Answer. First, the revenues will hardly be received by the entire industry. They will be received by individual managers within this sector, and this money will never appear either in the economy of Kazakhstan, or in the economy of any other country. It will be compensation money for the sale of territory. It is black money, which does not bring happiness even to its owners. Second: it’s completely clear that today, when the world stands on the eve of a new technological revolution, counterrevolutions are taking place in industry, including the power industry. The nuclear power sector, which has a premonition of impending doom, is taking optimizing steps worldwide. It is trying to use the international division of labor to find the cheapest niche for its own existence. And this is already reflected, over the decades, in the economy of Kazakhstan. The fact is that the Russian nuclear industry organized an entire campaign for the artificial reduction of the price of uranium mined in Kazakhstan, with the aim of cutting the cost of nuclear fuel. Today, by their estimate, for each kilogram of exported uranium Kazakhstan receives only 50 % of the price that could be currently set.

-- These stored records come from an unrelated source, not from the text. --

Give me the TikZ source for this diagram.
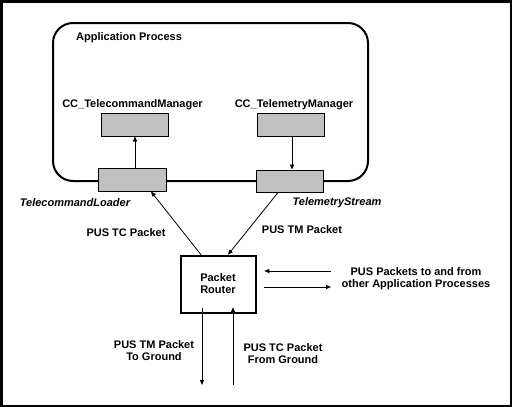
\documentclass[tikz,border=0pt]{standalone}
\usepackage{fontspec}
\setmainfont{Liberation Sans}
\usetikzlibrary{arrows.meta,calc}
\begin{document}
\begin{tikzpicture}[x=1pt,y=-1pt,
  lbl/.style={font=\fontsize{11}{12}\selectfont\bfseries, inner sep=0pt, align=center, yshift=-1.5pt},
  ilbl/.style={font=\fontsize{11}{12}\selectfont\bfseries\itshape, inner sep=0pt, yshift=-1.5pt},
  graybox/.style={draw=black, fill=gray75, line width=1pt, inner sep=0pt},
  arr/.style={-{Triangle[length=5pt,width=4pt]}, line width=0.8pt},
]
\definecolor{gray75}{HTML}{C0C0C0}
\useasboundingbox (0,0) rectangle (512,407);
\fill[white] (0,0) rectangle (512,407);
\draw[line width=2.5pt] (1.25,1.25) rectangle (510.75,405.75);
% application process
\draw[line width=2pt, rounded corners=20pt] (53,23) rectangle (368,181);
\node[lbl, anchor=west] (ap) at (76,36) {Application Process};
% boxes
\node[graybox, minimum width=67pt, minimum height=23pt] (tcm) at (134.5,124.5) {};
\node[graybox, minimum width=67pt, minimum height=23pt] (tmm) at (290.5,124.5) {};
\node[graybox, minimum width=68pt, minimum height=23pt] (tcl) at (132,179.5) {};
\node[graybox, minimum width=67pt, minimum height=22pt] (tms) at (289.5,181) {};
\node[lbl] (tcmlbl) at (132.5,103) {CC\_TelecommandManager};
\node[lbl] (tmmlbl) at (294,103) {CC\_TelemetryManager};
\node[ilbl] (tcllbl) at (75,201) {TelecommandLoader};
\node[ilbl] (tmslbl) at (337,201) {TelemetryStream};
% router
\node[draw, line width=2.5pt, minimum width=75pt, minimum height=57pt, inner sep=0pt] (router) at (218.5,284.5) {};
\node[lbl] (routerlbl) at (218,282) {Packet\\Router};
% internal arrows
\draw[arr] ([xshift=3pt]tcl.north) -- ([xshift=3pt]tcl.north |- tcm.south);
\draw[arr] ([xshift=1.5pt]tmm.south) -- ([xshift=1.5pt]tmm.south |- tms.north);
% router to loader / stream
\draw[arr] ([xshift=-17.5pt]router.north) -- ([xshift=19pt]tcl.south);
\draw[arr] ([xshift=-11.5pt]tms.south) -- ([xshift=9.5pt]router.north);
\node[lbl] (tcp) at (126,231) {PUS TC Packet};
\node[lbl] (tmp) at (302,228) {PUS TM Packet};
% other processes
\coordinate (o1) at (331,271);
\coordinate (o2) at (331,287);
\draw[arr] (o1) -- ([xshift=7pt]router.east |- o1);
\draw[arr] ([xshift=7pt]router.east |- o2) -- (o2);
\node[lbl] (other) at (416,277) {PUS Packets to and from\\other Application Processes};
% ground
\coordinate (g1) at (202,385);
\coordinate (g2) at (233,385);
\draw[arr] ([yshift=6pt]router.south -| g1) -- (g1);
\draw[arr] (g2) -- ([yshift=7pt]router.south -| g2);
\node[lbl] (tmg) at (154,349) {PUS TM Packet\\To Ground};
\node[lbl] (tcg) at (283,352) {PUS TC Packet\\From Ground};
\end{tikzpicture}
\end{document}
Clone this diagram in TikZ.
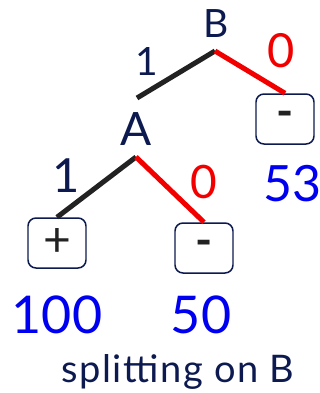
\documentclass[tikz,border=0pt]{standalone}
\usepackage{fontspec}
\setmainfont{Lato}
\definecolor{navy}{HTML}{0D1A4F}
\definecolor{lineblk}{HTML}{222222}
\definecolor{numblue}{HTML}{0000F0}
\definecolor{redl}{HTML}{F20000}
\tikzset{
  lbl/.style={inner sep=0pt, anchor=base, text=navy},
  zero/.style={inner sep=0pt, anchor=base, text=redl},
  cnt/.style={inner sep=0pt, anchor=base, text=numblue},
  leaf/.style={draw=navy, line width=1.5pt, rounded corners=8pt, minimum width=58bp, minimum height=50bp, inner sep=0pt, text=lineblk},
  one/.style={draw=lineblk, line width=5bp},
  nul/.style={draw=redl, line width=5bp},
}
\newcommand{\fs}[1]{\fontsize{#1bp}{#1bp}\selectfont}
\newcommand{\minus}{\raisebox{-6bp}{\fs{46}\bfseries -}}
\newcommand{\plus}{\fs{48}+}
\begin{document}
\begin{tikzpicture}[x=1bp, y=-1bp]
\useasboundingbox (0,0) rectangle (320,393);
% split on B
\node[lbl] (B) at (216,37) {\fs{39}B};
\coordinate (Bj) at (215,51);
\coordinate (Atop) at (137,98);
\node[leaf] (L3) at (285,119) {\minus};
\draw[one] (Bj) -- (Atop);
\draw[nul] (Bj) -- (L3.north);
\node[lbl] (b1) at (147,75) {\fs{39}1};
\node[zero] (b0) at (281,67) {\fs{47}0};
\node[cnt] (c53) at (292,201) {\fs{50}53};
% split on A
\node[lbl] (A) at (136,145) {\fs{46}A};
\coordinate (Aj) at (136,157);
\node[leaf] (L1) at (57,243) {\plus};
\node[leaf] (L2) at (204,248) {\minus};
\draw[one] (Aj) -- (L1.north);
\draw[nul] (Aj) -- (L2.north);
\node[lbl] (a1) at (66,192) {\fs{47}1};
\node[zero] (a0) at (204,198) {\fs{46}0};
\node[cnt] (c100) at (57,333) {\fs{52}100};
\node[cnt] (c50) at (201,333) {\fs{52}50};
% caption
\node[lbl] (cap) at (178,382) {\fs{38}\addfontfeature{LetterSpace=4}splitting on B};
\end{tikzpicture}
\end{document}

The primary weak link in nuclear power is the problem of enriched nuclear fuel and the burial of radioactive waste. And here, suddenly, a universal solution has been found. Today, two countries in the world deliver uranium to the global market for fabulously low prices. Due to these contracts, the leadership and upper management of the nuclear industry are fed. Unique conditions are created, under which, by using money obtained from the sale of uranium, it is possible to buy politicians, officials and even public opinion, as has been clearly demonstrated both in Russia and in Kazakhstan. The unprecedented policy of transforming the territory of two great states into international nuclear dumps starts here, with the changes in Russian and Kazakhstani legislation. These are not simple parts of one whole; they are a natural intersection of the interests of the nuclear departments of the two countries, and at the same time, a closed technological chain. Russia will process the enriched nuclear fuel, and the radioactive waste will be delivered to Kazakhstan. The people of the two nations will carry out the dirtiest, most dangerous work for the safe countries: Japan, France, Great Britain and the United States. It is these peoples that the global nuclear establishment has selected for the role of a clean-up crew for their own nuclear needs. And these people have no way to tell their own governments that this should not take place. The people of Russia and Kazakhstan have the right to establish priorities, to create a high-tech economy, and to rescue their own land from the invasion of foreign radioactive waste.

Interview conducted by Sergey Solyanik, member of the Ecological Society Green Salvation.